Go through the data below and copy it exactly, skipping every picture.
....................
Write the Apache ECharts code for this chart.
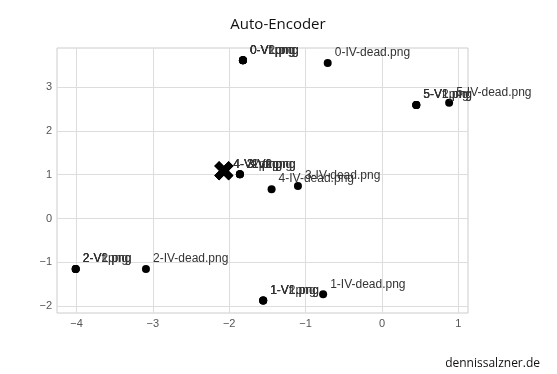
<!DOCTYPE html>
<html><head><meta charset="utf-8">
<script src="https://cdn.jsdelivr.net/npm/echarts@6/dist/echarts.min.js"></script>
<style>html,body{margin:0;padding:0;background:#fff}#c{width:557px;height:374px}</style>
</head><body><div id="c"></div>
<script>
// Scatter points (embedding coordinates) and their file-name labels
const pointX = [-1.82, -1.82, -1.82, -1.82, -0.71, 0.45, 0.45, 0.45, 0.88, -1.86, -1.86, -1.86, -1.445, -1.10, -4.01, -4.01, -4.01, -3.09, -1.555, -1.555, -1.555, -0.77];
const pointY = [3.61, 3.61, 3.61, 3.61, 3.55, 2.59, 2.59, 2.59, 2.64, 1.01, 1.01, 1.01, 0.67, 0.74, -1.15, -1.15, -1.15, -1.15, -1.87, -1.87, -1.87, -1.73];
const pointLabels = ["0-V1.png", "0-V2.png", "0-Vi.png", "0-Vf.png", "0-IV-dead.png",
  "5-V1.png", "5-V2.png", "5-Vf.png", "5-IV-dead.png",
  "3-V1.png", "3-V2.png", "3-Vf.png", "4-IV-dead.png", "3-IV-dead.png",
  "2-V1.png", "2-V2.png", "2-Vf.png", "2-IV-dead.png",
  "1-V1.png", "1-V2.png", "1-Vf.png", "1-IV-dead.png"];
// Highlighted (cross) point
const crossX = [-2.07];
const crossY = [1.09];
const crossLabels = ["4-V1.png", "4-V2.png", "4-Vf.png"];
// Axis ticks
const xTicks = [-4, -3, -2, -1, 0, 1];
const yTicks = [-2, -1, 0, 1, 2, 3];

const fmt = v => (v < 0 ? '\u2212' + Math.abs(v) : String(v));
const labelStyle = {show: true, position: 'right', distance: 3, offset: [0, -10], color: '#333', fontSize: 12, fontFamily: 'Liberation Sans, Arial, sans-serif', formatter: p => p.data[2]};

const chart = echarts.init(document.getElementById('c'), null, {renderer: 'canvas'});
chart.setOption({
  animation: false,
  backgroundColor: '#fff',
  title: {text: 'Auto-Encoder', left: 273, top: 12, textAlign: 'center',
    textStyle: {fontFamily: 'Open Sans, sans-serif', fontSize: 15, fontWeight: 'normal', color: '#111'}},
  graphic: [{type: 'text', right: 17, bottom: 4, style: {text: 'dennissalzner.de', fontFamily: 'Open Sans, sans-serif', fontSize: 12, fill: '#111'}}],
  grid: {left: 57, top: 48, right: 89, bottom: 61, show: true, borderColor: '#cccccc', borderWidth: 1, backgroundColor: '#fff'},
  xAxis: {type: 'value', min: -4.255, max: 1.127,
    axisLine: {show: false}, axisTick: {show: false, customValues: xTicks},
    axisLabel: {customValues: xTicks, formatter: fmt, color: '#555', fontSize: 11, fontFamily: 'Liberation Sans, Arial, sans-serif', margin: 5},
    splitLine: {show: true, lineStyle: {color: '#dddddd', width: 1}}},
  yAxis: {type: 'value', min: -2.155, max: 3.89,
    axisLine: {show: false}, axisTick: {show: false, customValues: yTicks},
    axisLabel: {customValues: yTicks, formatter: fmt, color: '#555', fontSize: 11, fontFamily: 'Liberation Sans, Arial, sans-serif', margin: 5},
    splitLine: {show: true, lineStyle: {color: '#dddddd', width: 1}}},
  series: [
    {type: 'scatter', symbol: 'circle', symbolSize: 8, itemStyle: {color: '#000', opacity: 1},
      data: pointX.map((x, i) => [x, pointY[i], pointLabels[i]]), label: labelStyle},
    {type: 'scatter', symbol: 'path://M5,0 L10,5 L15,0 L20,5 L15,10 L20,15 L15,20 L10,15 L5,20 L0,15 L5,10 L0,5 Z',
      symbolSize: 19, itemStyle: {color: '#000', opacity: 1},
      data: crossLabels.map(l => [crossX[0], crossY[0], l]), label: Object.assign({}, labelStyle, {distance: 0, offset: [0, -6]})}
  ]
});
</script></body></html>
....................
• _REPLY_:
Write the Apache ECharts code for this chart.
<!DOCTYPE html>
<html><head><meta charset="utf-8">
<script src="https://cdn.jsdelivr.net/npm/echarts@6/dist/echarts.min.js"></script>
<style>html,body{margin:0;padding:0;background:#fff}#c{width:557px;height:374px}</style>
</head><body><div id="c"></div>
<script>
// Scatter points (embedding coordinates) and their file-name labels
const pointX = [-1.82, -1.82, -1.82, -1.82, -0.71, 0.45, 0.45, 0.45, 0.88, -1.86, -1.86, -1.86, -1.445, -1.10, -4.01, -4.01, -4.01, -3.09, -1.555, -1.555, -1.555, -0.77];
const pointY = [3.61, 3.61, 3.61, 3.61, 3.55, 2.59, 2.59, 2.59, 2.64, 1.01, 1.01, 1.01, 0.67, 0.74, -1.15, -1.15, -1.15, -1.15, -1.87, -1.87, -1.87, -1.73];
const pointLabels = ["0-V1.png", "0-V2.png", "0-Vi.png", "0-Vf.png", "0-IV-dead.png",
  "5-V1.png", "5-V2.png", "5-Vf.png", "5-IV-dead.png",
  "3-V1.png", "3-V2.png", "3-Vf.png", "4-IV-dead.png", "3-IV-dead.png",
  "2-V1.png", "2-V2.png", "2-Vf.png", "2-IV-dead.png",
  "1-V1.png", "1-V2.png", "1-Vf.png", "1-IV-dead.png"];
// Highlighted (cross) point
const crossX = [-2.07];
const crossY = [1.09];
const crossLabels = ["4-V1.png", "4-V2.png", "4-Vf.png"];
// Axis ticks
const xTicks = [-4, -3, -2, -1, 0, 1];
const yTicks = [-2, -1, 0, 1, 2, 3];

const fmt = v => (v < 0 ? '\u2212' + Math.abs(v) : String(v));
const labelStyle = {show: true, position: 'right', distance: 3, offset: [0, -10], color: '#333', fontSize: 12, fontFamily: 'Liberation Sans, Arial, sans-serif', formatter: p => p.data[2]};

const chart = echarts.init(document.getElementById('c'), null, {renderer: 'canvas'});
chart.setOption({
  animation: false,
  backgroundColor: '#fff',
  title: {text: 'Auto-Encoder', left: 273, top: 12, textAlign: 'center',
    textStyle: {fontFamily: 'Open Sans, sans-serif', fontSize: 15, fontWeight: 'normal', color: '#111'}},
  graphic: [{type: 'text', right: 17, bottom: 4, style: {text: 'dennissalzner.de', fontFamily: 'Open Sans, sans-serif', fontSize: 12, fill: '#111'}}],
  grid: {left: 57, top: 48, right: 89, bottom: 61, show: true, borderColor: '#cccccc', borderWidth: 1, backgroundColor: '#fff'},
  xAxis: {type: 'value', min: -4.255, max: 1.127,
    axisLine: {show: false}, axisTick: {show: false, customValues: xTicks},
    axisLabel: {customValues: xTicks, formatter: fmt, color: '#555', fontSize: 11, fontFamily: 'Liberation Sans, Arial, sans-serif', margin: 5},
    splitLine: {show: true, lineStyle: {color: '#dddddd', width: 1}}},
  yAxis: {type: 'value', min: -2.155, max: 3.89,
    axisLine: {show: false}, axisTick: {show: false, customValues: yTicks},
    axisLabel: {customValues: yTicks, formatter: fmt, color: '#555', fontSize: 11, fontFamily: 'Liberation Sans, Arial, sans-serif', margin: 5},
    splitLine: {show: true, lineStyle: {color: '#dddddd', width: 1}}},
  series: [
    {type: 'scatter', symbol: 'circle', symbolSize: 8, itemStyle: {color: '#000', opacity: 1},
      data: pointX.map((x, i) => [x, pointY[i], pointLabels[i]]), label: labelStyle},
    {type: 'scatter', symbol: 'path://M5,0 L10,5 L15,0 L20,5 L15,10 L20,15 L15,20 L10,15 L5,20 L0,15 L5,10 L0,5 Z',
      symbolSize: 19, itemStyle: {color: '#000', opacity: 1},
      data: crossLabels.map(l => [crossX[0], crossY[0], l]), label: Object.assign({}, labelStyle, {distance: 0, offset: [0, -6]})}
  ]
});
</script></body></html>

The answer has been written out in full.